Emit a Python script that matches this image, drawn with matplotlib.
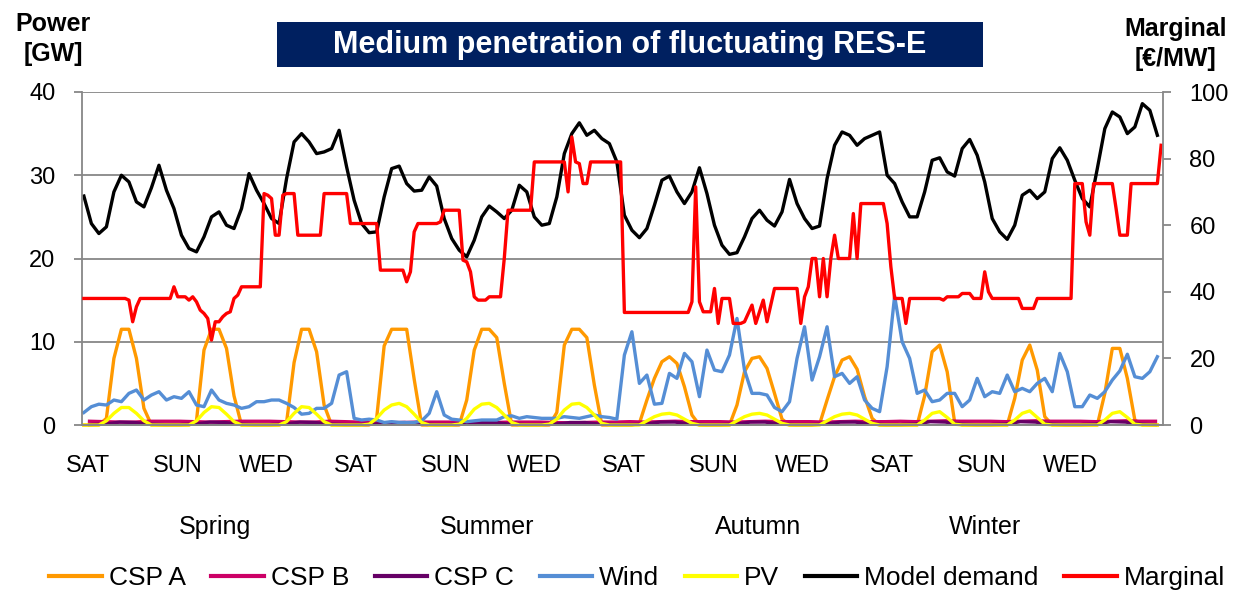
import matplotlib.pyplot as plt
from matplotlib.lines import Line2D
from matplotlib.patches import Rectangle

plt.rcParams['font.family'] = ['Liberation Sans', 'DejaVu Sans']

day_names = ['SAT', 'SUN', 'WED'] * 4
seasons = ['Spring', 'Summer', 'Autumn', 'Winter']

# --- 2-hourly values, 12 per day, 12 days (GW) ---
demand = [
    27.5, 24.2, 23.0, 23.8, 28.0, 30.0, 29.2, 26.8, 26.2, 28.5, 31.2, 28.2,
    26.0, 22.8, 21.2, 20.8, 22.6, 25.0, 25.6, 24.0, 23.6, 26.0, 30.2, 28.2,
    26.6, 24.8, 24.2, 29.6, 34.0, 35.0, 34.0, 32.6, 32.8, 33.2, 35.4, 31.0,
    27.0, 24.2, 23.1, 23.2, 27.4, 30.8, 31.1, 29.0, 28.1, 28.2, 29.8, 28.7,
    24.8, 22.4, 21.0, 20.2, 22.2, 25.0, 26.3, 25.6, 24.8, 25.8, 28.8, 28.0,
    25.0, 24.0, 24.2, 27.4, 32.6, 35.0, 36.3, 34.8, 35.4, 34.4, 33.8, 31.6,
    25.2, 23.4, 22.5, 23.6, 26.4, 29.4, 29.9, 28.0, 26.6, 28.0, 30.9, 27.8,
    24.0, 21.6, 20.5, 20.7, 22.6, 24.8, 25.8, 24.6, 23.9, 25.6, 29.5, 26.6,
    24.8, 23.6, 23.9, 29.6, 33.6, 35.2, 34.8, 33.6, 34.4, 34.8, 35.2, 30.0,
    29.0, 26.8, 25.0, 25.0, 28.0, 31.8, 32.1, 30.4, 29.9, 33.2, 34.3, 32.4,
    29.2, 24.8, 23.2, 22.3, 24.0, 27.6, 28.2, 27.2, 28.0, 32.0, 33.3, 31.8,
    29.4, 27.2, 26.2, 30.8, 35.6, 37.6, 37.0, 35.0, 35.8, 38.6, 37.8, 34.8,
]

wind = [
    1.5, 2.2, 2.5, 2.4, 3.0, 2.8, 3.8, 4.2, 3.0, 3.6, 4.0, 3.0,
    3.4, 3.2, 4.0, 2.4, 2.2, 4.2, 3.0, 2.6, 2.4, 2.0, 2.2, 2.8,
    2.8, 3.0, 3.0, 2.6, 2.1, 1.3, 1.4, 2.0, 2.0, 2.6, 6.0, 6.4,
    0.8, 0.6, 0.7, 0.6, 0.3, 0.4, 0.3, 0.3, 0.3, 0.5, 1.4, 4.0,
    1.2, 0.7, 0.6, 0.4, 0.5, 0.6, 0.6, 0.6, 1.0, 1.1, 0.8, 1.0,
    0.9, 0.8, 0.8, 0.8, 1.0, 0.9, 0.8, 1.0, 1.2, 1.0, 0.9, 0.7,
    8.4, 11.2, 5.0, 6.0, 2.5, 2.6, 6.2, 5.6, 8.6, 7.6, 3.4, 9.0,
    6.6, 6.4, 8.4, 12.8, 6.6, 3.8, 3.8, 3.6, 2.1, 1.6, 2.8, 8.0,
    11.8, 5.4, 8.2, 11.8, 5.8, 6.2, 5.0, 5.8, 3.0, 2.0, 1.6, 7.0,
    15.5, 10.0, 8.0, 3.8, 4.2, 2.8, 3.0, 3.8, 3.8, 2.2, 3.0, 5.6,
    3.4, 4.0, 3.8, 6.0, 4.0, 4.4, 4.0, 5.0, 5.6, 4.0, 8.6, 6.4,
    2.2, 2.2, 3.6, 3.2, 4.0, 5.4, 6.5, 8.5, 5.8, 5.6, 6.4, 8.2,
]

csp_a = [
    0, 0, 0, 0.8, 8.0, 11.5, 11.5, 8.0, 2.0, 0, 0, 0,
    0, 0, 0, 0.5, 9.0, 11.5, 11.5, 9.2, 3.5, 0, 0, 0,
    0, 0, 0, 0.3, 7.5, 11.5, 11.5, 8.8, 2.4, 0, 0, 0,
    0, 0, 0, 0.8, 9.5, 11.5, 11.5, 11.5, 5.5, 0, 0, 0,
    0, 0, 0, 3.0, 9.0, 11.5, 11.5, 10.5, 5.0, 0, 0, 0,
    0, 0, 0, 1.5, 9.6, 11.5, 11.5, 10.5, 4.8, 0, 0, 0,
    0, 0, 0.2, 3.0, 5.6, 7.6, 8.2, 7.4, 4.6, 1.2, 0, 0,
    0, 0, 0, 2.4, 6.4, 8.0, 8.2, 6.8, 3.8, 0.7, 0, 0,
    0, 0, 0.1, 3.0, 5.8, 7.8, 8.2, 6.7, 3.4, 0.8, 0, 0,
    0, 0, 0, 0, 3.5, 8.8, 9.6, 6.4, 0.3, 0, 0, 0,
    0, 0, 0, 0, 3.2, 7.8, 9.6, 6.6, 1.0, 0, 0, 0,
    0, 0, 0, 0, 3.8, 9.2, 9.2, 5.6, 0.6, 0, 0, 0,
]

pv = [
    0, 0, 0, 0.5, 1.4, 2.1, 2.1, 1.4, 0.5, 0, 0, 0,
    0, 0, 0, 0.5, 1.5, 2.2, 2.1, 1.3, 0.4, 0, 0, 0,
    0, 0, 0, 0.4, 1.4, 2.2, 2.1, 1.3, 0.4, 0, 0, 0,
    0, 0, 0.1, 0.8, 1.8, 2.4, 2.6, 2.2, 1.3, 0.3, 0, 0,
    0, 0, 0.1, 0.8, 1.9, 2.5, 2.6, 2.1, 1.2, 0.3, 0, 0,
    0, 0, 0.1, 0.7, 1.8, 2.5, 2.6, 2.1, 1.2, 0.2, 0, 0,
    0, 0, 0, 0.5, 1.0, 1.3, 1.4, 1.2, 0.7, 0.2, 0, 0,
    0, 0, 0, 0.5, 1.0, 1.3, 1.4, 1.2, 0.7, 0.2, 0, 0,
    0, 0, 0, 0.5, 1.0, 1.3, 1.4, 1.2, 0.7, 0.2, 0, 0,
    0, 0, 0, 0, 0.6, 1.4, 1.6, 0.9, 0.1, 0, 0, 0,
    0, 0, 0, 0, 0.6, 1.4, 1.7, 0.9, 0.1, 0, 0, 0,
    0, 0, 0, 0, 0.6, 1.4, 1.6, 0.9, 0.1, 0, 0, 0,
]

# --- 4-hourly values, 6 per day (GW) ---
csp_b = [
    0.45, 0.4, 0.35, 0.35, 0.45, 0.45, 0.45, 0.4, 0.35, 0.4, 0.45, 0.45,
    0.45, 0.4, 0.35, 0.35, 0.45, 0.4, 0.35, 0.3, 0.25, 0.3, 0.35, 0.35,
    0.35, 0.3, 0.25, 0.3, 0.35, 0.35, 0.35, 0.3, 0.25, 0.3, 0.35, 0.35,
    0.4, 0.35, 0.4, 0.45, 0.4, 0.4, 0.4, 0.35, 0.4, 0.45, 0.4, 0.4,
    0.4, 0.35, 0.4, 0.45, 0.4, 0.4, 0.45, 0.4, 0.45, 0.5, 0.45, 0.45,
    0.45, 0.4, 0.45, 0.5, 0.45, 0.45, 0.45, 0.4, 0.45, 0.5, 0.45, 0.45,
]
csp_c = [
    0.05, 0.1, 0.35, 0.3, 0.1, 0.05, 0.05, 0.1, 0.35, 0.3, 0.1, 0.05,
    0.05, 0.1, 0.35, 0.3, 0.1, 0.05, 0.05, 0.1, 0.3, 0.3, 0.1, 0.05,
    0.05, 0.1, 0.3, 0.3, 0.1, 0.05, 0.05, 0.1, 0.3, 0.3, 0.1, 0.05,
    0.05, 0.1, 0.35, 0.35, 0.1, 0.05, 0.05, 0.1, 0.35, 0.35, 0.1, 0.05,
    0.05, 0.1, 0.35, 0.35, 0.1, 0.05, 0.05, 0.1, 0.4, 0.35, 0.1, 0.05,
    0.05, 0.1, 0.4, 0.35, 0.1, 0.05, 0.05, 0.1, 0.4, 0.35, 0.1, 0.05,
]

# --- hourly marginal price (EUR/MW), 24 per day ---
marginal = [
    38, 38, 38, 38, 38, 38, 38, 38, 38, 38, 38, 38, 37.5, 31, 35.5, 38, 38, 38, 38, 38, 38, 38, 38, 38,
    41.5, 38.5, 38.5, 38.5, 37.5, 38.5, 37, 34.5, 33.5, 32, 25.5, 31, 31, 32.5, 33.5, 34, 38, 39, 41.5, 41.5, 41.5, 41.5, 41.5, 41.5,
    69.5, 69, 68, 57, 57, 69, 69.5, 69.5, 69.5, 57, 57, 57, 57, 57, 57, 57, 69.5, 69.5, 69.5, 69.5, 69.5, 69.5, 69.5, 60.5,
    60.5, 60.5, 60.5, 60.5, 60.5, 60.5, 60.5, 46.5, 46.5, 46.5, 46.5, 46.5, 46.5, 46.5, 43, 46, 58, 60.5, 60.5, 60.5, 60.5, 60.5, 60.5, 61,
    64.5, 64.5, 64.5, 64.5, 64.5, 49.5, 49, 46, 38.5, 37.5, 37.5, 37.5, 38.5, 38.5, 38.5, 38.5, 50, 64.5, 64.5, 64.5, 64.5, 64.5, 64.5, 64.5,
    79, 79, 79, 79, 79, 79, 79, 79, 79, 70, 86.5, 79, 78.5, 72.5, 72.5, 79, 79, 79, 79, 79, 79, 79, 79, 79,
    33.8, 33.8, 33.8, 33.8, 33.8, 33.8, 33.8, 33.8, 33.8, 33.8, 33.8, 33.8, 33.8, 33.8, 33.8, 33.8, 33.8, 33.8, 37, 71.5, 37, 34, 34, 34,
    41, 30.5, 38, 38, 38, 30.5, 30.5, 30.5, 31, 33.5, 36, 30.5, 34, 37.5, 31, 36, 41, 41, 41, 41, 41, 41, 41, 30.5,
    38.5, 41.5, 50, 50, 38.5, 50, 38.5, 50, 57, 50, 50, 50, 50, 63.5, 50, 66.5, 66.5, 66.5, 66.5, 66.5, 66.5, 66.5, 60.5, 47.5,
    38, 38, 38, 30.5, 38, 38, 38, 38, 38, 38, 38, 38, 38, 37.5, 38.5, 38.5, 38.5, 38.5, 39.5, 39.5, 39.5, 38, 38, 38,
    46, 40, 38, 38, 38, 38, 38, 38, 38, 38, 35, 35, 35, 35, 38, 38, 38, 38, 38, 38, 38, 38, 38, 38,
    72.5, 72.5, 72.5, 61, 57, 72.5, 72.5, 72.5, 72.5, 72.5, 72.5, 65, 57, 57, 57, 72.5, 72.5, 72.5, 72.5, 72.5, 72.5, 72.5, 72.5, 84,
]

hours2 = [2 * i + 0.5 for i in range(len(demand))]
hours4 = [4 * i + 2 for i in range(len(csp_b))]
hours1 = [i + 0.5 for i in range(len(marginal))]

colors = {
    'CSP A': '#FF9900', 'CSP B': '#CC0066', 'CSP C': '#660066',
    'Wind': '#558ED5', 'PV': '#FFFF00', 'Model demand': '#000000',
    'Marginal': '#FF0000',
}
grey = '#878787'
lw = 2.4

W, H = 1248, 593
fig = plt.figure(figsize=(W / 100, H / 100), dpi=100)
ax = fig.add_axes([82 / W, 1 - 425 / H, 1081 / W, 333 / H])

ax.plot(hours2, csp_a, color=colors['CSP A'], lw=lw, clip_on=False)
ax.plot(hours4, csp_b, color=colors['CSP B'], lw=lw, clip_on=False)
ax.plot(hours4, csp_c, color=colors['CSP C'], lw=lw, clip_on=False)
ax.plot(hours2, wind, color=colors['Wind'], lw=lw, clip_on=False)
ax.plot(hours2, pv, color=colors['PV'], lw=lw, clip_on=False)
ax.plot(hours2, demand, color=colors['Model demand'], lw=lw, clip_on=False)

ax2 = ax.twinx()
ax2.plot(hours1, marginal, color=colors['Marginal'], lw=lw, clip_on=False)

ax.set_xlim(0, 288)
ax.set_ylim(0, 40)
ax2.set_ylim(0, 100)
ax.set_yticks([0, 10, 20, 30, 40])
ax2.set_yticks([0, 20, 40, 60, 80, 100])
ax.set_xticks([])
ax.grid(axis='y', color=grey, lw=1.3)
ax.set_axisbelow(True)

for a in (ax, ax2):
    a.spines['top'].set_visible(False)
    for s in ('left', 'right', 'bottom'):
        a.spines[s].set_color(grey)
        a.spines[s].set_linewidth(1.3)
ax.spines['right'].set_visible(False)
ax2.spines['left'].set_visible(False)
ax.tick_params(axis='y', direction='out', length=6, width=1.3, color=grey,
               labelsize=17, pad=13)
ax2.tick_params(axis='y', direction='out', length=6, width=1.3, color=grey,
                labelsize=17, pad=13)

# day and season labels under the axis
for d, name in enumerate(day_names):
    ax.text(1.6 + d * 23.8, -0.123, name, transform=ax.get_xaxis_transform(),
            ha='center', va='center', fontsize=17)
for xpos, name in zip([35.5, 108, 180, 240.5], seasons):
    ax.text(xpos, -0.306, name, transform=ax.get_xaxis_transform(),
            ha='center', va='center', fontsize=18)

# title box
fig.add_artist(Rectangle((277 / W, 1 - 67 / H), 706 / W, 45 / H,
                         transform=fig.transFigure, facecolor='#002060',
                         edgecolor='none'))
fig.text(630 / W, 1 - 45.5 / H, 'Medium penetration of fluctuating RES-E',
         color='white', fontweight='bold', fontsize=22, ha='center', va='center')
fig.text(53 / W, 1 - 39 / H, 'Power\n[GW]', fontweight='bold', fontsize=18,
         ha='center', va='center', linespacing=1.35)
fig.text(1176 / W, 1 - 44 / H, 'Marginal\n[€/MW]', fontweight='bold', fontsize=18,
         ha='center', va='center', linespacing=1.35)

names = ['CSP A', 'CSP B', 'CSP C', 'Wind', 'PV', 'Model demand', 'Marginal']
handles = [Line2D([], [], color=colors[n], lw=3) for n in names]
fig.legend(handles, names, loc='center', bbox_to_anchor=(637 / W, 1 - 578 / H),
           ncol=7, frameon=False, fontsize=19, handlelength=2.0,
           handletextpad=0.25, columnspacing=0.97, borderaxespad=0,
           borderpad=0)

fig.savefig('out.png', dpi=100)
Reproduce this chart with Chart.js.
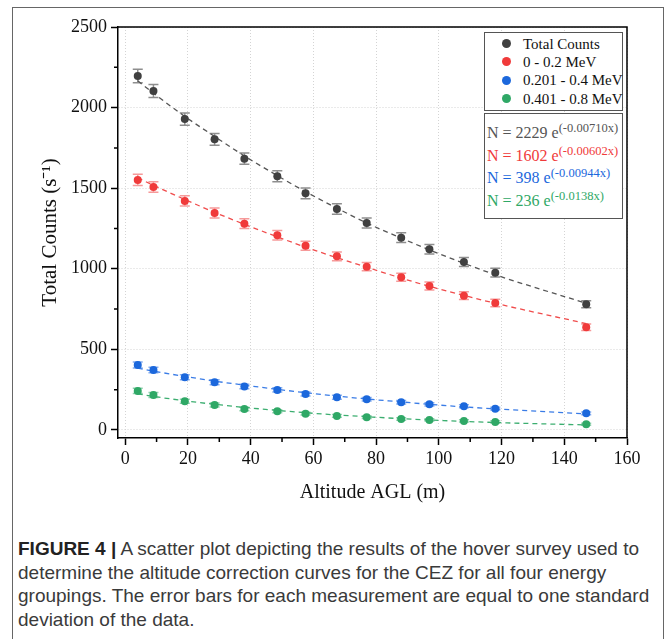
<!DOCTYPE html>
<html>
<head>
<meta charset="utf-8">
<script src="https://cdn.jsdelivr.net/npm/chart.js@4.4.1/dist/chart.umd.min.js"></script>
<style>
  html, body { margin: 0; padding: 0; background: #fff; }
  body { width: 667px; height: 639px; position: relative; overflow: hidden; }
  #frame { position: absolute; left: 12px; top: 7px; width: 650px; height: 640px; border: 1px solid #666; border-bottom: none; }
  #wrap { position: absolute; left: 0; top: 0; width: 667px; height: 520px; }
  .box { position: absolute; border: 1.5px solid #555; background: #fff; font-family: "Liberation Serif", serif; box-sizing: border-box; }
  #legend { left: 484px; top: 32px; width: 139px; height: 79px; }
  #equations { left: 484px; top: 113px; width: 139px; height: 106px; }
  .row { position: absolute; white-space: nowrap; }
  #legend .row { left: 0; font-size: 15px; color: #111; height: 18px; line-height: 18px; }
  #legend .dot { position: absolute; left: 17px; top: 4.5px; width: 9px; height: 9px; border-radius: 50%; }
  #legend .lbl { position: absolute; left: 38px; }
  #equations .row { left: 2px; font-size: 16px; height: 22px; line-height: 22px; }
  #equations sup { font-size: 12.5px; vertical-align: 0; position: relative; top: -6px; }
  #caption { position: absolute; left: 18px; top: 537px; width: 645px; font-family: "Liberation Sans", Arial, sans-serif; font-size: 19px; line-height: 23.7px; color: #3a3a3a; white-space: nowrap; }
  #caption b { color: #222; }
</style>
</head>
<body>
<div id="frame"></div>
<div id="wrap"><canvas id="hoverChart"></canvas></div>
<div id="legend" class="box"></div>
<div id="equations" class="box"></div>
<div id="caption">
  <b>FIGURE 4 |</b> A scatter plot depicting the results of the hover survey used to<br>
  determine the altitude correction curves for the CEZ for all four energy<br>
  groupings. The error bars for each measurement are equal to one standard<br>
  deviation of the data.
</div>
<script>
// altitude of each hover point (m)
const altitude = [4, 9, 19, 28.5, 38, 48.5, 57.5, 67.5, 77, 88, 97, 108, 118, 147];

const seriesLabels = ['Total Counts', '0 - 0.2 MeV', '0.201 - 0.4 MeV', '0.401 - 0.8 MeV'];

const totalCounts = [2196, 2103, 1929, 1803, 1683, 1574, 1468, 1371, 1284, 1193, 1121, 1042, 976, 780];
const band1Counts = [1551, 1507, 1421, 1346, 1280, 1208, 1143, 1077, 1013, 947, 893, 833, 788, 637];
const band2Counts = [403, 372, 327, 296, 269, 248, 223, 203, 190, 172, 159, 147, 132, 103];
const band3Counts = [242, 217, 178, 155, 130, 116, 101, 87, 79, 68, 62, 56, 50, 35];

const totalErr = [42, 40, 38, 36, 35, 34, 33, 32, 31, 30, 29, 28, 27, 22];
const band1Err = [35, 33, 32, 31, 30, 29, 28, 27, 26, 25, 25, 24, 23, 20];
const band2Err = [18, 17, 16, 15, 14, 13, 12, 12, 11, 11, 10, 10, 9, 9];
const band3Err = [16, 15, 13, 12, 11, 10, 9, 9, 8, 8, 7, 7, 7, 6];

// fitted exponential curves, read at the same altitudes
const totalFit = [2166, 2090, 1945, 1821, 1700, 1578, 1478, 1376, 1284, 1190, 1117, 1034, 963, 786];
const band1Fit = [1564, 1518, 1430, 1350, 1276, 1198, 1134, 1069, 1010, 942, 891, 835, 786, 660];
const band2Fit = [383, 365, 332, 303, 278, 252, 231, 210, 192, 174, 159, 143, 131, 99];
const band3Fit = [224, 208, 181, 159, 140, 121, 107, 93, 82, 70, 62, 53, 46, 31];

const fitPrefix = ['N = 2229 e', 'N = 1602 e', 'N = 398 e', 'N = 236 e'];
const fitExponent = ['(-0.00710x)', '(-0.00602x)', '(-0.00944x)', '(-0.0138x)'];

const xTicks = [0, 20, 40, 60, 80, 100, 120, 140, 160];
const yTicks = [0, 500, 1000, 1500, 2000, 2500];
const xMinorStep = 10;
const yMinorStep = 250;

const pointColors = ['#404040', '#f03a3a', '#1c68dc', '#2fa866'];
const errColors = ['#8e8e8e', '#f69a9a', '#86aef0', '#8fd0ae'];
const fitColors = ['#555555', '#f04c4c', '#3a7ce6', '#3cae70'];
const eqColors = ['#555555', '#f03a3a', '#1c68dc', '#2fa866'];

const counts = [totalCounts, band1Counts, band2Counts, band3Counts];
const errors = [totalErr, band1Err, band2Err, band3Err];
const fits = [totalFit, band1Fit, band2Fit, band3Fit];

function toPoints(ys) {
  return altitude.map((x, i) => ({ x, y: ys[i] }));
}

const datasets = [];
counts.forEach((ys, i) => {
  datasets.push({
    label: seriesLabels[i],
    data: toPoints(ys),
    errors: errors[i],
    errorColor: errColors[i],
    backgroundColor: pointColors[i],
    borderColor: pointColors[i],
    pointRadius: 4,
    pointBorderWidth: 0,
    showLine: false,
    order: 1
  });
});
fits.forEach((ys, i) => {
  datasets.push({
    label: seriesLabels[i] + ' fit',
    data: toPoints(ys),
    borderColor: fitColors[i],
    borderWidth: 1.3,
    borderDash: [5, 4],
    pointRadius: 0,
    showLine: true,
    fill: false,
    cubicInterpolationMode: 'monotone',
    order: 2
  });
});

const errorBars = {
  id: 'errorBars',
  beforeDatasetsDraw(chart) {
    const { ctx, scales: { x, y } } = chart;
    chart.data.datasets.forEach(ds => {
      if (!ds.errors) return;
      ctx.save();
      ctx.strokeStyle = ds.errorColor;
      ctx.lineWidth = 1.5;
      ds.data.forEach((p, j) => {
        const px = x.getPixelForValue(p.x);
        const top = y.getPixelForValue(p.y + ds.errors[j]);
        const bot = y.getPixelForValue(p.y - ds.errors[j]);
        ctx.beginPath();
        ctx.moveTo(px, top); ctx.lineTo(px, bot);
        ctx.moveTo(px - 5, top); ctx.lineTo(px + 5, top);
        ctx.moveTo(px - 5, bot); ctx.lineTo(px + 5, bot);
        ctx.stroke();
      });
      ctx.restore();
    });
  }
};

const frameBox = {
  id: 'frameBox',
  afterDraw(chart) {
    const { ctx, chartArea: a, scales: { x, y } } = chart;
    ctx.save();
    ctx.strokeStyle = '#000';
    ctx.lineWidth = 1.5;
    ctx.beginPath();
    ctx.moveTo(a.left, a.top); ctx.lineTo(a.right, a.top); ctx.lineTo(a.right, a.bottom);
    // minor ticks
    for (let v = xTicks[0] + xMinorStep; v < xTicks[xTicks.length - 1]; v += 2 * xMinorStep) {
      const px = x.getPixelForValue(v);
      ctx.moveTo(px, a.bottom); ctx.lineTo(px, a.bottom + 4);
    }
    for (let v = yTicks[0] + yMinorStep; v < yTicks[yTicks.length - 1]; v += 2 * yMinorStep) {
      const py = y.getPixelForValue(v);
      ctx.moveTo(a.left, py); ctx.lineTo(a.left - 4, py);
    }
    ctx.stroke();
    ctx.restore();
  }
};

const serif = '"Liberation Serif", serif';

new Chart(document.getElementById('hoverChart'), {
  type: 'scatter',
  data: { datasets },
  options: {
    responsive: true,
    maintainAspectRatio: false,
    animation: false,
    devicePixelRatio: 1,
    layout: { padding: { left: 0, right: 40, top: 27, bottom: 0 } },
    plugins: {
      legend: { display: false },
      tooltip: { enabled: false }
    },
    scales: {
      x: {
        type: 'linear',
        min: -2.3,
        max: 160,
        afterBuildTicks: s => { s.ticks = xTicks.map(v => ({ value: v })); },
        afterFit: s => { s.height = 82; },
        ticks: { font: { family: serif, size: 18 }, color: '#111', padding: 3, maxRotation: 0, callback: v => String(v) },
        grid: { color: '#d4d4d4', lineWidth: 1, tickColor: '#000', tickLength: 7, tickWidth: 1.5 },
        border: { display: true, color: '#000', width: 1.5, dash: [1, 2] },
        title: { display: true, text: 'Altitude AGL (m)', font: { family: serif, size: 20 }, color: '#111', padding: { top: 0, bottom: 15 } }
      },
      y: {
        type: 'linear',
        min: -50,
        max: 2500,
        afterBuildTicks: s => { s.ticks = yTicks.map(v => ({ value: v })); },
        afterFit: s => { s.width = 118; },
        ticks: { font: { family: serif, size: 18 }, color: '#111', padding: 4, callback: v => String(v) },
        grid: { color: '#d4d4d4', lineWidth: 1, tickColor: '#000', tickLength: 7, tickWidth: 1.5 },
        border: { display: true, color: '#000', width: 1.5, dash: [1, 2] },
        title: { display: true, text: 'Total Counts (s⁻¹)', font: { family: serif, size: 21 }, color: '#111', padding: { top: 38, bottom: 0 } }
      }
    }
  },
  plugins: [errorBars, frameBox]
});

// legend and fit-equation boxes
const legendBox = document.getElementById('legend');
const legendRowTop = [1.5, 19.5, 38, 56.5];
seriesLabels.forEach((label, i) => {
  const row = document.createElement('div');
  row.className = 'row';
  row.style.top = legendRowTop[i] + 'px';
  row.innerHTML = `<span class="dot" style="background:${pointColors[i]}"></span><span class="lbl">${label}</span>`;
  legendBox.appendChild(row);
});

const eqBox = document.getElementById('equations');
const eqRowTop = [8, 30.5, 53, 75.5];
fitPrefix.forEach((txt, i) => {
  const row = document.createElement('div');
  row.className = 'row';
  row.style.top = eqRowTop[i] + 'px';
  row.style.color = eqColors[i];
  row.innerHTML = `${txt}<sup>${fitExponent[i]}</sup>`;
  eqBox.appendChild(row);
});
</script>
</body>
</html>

-*-*-

- **What is required**:
Give again, word for word, every line from the top of the data through the line with "plt.rcParams['font.family'] = ['Liberation", both ends included, and exclude the pictures.

- **Problem solution**:
Emit a Python script that matches this image, drawn with matplotlib.
import matplotlib.pyplot as plt
from matplotlib.lines import Line2D
from matplotlib.patches import Rectangle

plt.rcParams['font.family'] = ['Liberation Sans', 'DejaVu Sans']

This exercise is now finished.